Gavreto, an oral therapy which selectively targets so-called RET-altered cancers, has been approved by the FDA. The U.S. health regulator has approved the drug for the treatment of patients with a type of non-small cell lung cancer (NSCLC).
The drug has been jointly developed by Roche Holding AG and Cambridge-based Blueprint Medicines Corp.
In July this year, Swiss drugmaker Roche signed an agreement worth up to $1.7 billion with Blueprint Medicines, for rights to Gavreto.
The drug will be jointly marketed in the United States and will be available within a week, Blueprint said. Only about 1-2% of patients with NSCLC have RET fusions, according to Roche.
According to Cancer.org, About 80% to 85% of lung cancers are NSCLC. The main subtypes of NSCLC are adenocarcinoma, squamous cell carcinoma, and large cell carcinoma.
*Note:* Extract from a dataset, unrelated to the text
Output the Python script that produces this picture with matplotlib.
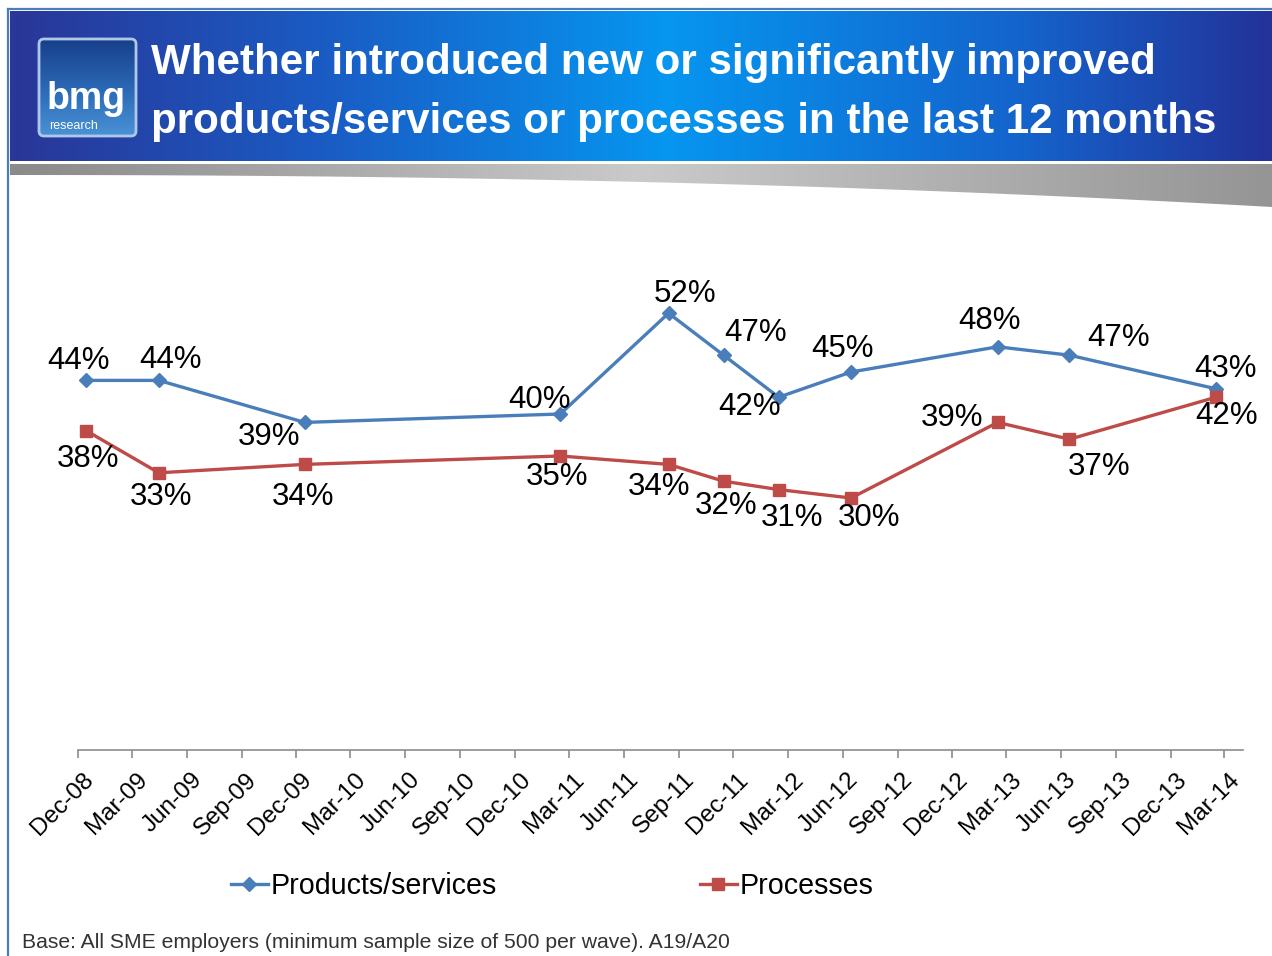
import matplotlib
matplotlib.use('Agg')
import matplotlib.pyplot as plt
import matplotlib.dates as mdates
import matplotlib.transforms as mtransforms
from matplotlib.colors import LinearSegmentedColormap
from matplotlib.patches import Polygon, FancyBboxPatch
from matplotlib.lines import Line2D
import numpy as np
import pandas as pd

# Survey waves and shares (%)
waves = pd.to_datetime([
    '2008-12-15', '2009-04-15', '2009-12-15', '2011-02-15', '2011-08-15',
    '2011-11-15', '2012-02-15', '2012-06-15', '2013-02-15', '2013-06-15',
    '2014-02-15',
])
products = [44, 44, 39, 40, 52, 47, 42, 45, 48, 47, 43]
processes = [38, 33, 34, 35, 34, 32, 31, 30, 39, 37, 42]

title_lines = [
    'Whether introduced new or significantly improved',
    'products/services or processes in the last 12 months',
]
base_note = 'Base: All SME employers (minimum sample size of 500 per wave). A19/A20'

# label offsets in pixels (dx, dy), dy positive = down
prod_off = [(-8, -19), (12, -20), (-36, 15), (-21, -14), (16, -19), (32, -22),
            (-29, 10), (-9, -23), (-8, -26), (49, -17), (9, -20)]
proc_off = [(2, 28), (2, 24), (-2, 33), (-3, 21), (-10, 23), (2, 25),
            (13, 28), (18, 20), (-46, -4), (30, 28), (10, 19)]

BLUE = '#4a7ebb'
RED = '#be4b48'

plt.rcParams['font.family'] = ['Liberation Sans', 'DejaVu Sans']

W, H = 1272, 956
fig = plt.figure(figsize=(W / 100, H / 100), dpi=100)

# background layer in pixel coordinates
bg = fig.add_axes([0, 0, 1, 1], zorder=0)
bg.set_xlim(0, W)
bg.set_ylim(H, 0)
bg.axis('off')

# header banner with horizontal gradient
banner_cmap = LinearSegmentedColormap.from_list(
    'banner', [(0.0, '#2a3698'), (0.25, '#1a5cc4'), (0.52, '#0696f0'),
               (0.8, '#1464cc'), (1.0, '#23339a')])
grad = np.linspace(0, 1, 512).reshape(1, -1)
bg.imshow(grad, cmap=banner_cmap, aspect='auto', extent=(10, W, 161, 11), zorder=1)

# grey swoosh under the banner, widening to the right
xs = np.linspace(10, W, 80)
bottom = 175 + 32 * ((xs - 10) / (W - 10)) ** 2.2
verts = np.column_stack([np.r_[xs, xs[::-1]], np.r_[np.full_like(xs, 164), bottom[::-1]]])
swoosh = Polygon(verts, closed=True, facecolor='none', edgecolor='none')
bg.add_patch(swoosh)
grey_cmap = LinearSegmentedColormap.from_list(
    'grey', [(0.0, '#8a8a8a'), (0.5, '#cacaca'), (1.0, '#959595')])
im = bg.imshow(grad, cmap=grey_cmap, aspect='auto', extent=(10, W, 210, 163), zorder=1)
im.set_clip_path(swoosh)

# slide frame
bg.plot([8, 8], [9, H], color=BLUE, lw=1.6, zorder=3)
bg.plot([8, W], [9, 9], color=BLUE, lw=1.6, zorder=3)

# logo box
logo = FancyBboxPatch((39, 39), 97, 97, boxstyle='round,pad=0,rounding_size=5',
                      facecolor='none', edgecolor='#b0c8e8', lw=2, zorder=4)
bg.add_patch(logo)
logo_cmap = LinearSegmentedColormap.from_list('logo', ['#173f8a', '#2a67b4', '#4a92d6'])
lim = bg.imshow(np.linspace(0, 1, 256).reshape(-1, 1), cmap=logo_cmap, aspect='auto',
                extent=(39, 136, 136, 39), zorder=3)
lim.set_clip_path(logo)
bg.text(86, 109, 'bmg', color='white', fontsize=27, fontweight='bold',
        ha='center', va='baseline', zorder=5)
bg.text(74, 126, 'research', color='white', fontsize=9, ha='center', va='center', zorder=5)

# title
for i, line in enumerate(title_lines):
    bg.text(151, 63 + 59 * i, line, color='white', fontsize=30.3, fontweight='bold',
            ha='left', va='center', zorder=5)

# footnote
bg.text(22, 943, base_note, color='#333333', fontsize=15.2, ha='left', va='center', zorder=5)

# chart
ax = fig.add_axes([78 / W, 1 - 750 / H, 1165 / W, 504 / H], zorder=2)
ax.patch.set_alpha(0)
ax.plot(waves, products, color=BLUE, lw=2.4, marker='D', ms=7, label='Products/services')
ax.plot(waves, processes, color=RED, lw=2.4, marker='s', ms=8, label='Processes')

ax.set_xlim(pd.Timestamp('2008-12-01'), pd.Timestamp('2014-04-01'))
ax.set_ylim(0, 60)

for x, v, (dx, dy) in zip(waves, products, prod_off):
    ax.annotate(f'{v}%', (x, v), xytext=(dx * 0.72, -dy * 0.72), textcoords='offset points',
                ha='center', va='center', fontsize=22.5, color='black')
for x, v, (dx, dy) in zip(waves, processes, proc_off):
    ax.annotate(f'{v}%', (x, v), xytext=(dx * 0.72, -dy * 0.72), textcoords='offset points',
                ha='center', va='center', fontsize=22.5, color='black')

for side in ['top', 'right', 'left']:
    ax.spines[side].set_visible(False)
ax.spines['bottom'].set_color('#8c8c8c')
ax.spines['bottom'].set_linewidth(1.2)
ax.set_yticks([])
ax.xaxis.set_major_locator(mdates.MonthLocator(bymonth=[3, 6, 9, 12]))
ax.xaxis.set_major_formatter(mdates.DateFormatter('%b-%y'))
ax.tick_params(axis='x', direction='out', length=6, width=1.2, color='#8c8c8c',
               labelsize=17.5, pad=13)
shift = mtransforms.ScaledTranslation(0.12, 0, fig.dpi_scale_trans)
for lab in ax.get_xticklabels():
    lab.set_rotation(45)
    lab.set_ha('right')
    lab.set_va('center')
    lab.set_rotation_mode('anchor')
    lab.set_transform(lab.get_transform() + shift)

handles = [
    Line2D([], [], color=BLUE, lw=2.4, marker='D', ms=7),
    Line2D([], [], color=RED, lw=2.4, marker='s', ms=8),
]
fig.legend(handles, ['Products/services', 'Processes'], loc='center',
           bbox_to_anchor=(552 / W, 1 - 886 / H), ncol=2, frameon=False,
           fontsize=20.6, handlelength=1.3, handletextpad=0.08, columnspacing=7.1)

fig.savefig('out.png', dpi=100)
These subtypes, which start from different types of lung cells are grouped together as NSCLC because their treatment and prognoses (outlook) are often similar.
GAVRETO is a once-daily oral RET-targeted therapy developed by Blueprint Medicines. It is designed to selectively and potently inhibit RET alterations that drive many cancer types, including approximately 1 to 2 percent of patients with NSCLC. Currently, RET is one of seven NSCLC biomarkers that can be targeted with an FDA-approved therapy.
“Targeted therapies have dramatically improved care for patients with non-small cell lung cancer driven by oncogenes, including EGFR and ALK, and the approval of the selective RET inhibitor pralsetinib, or GAVRETO, marks another milestone in a paradigm shift toward precision medicine,” said Vivek Subbiah, M.D., associate professor of Investigational Cancer Therapeutics and center medical director of the Clinical Center for Targeted Therapy at The University of Texas MD Anderson Cancer Center, and an investigator on the ARROW trial.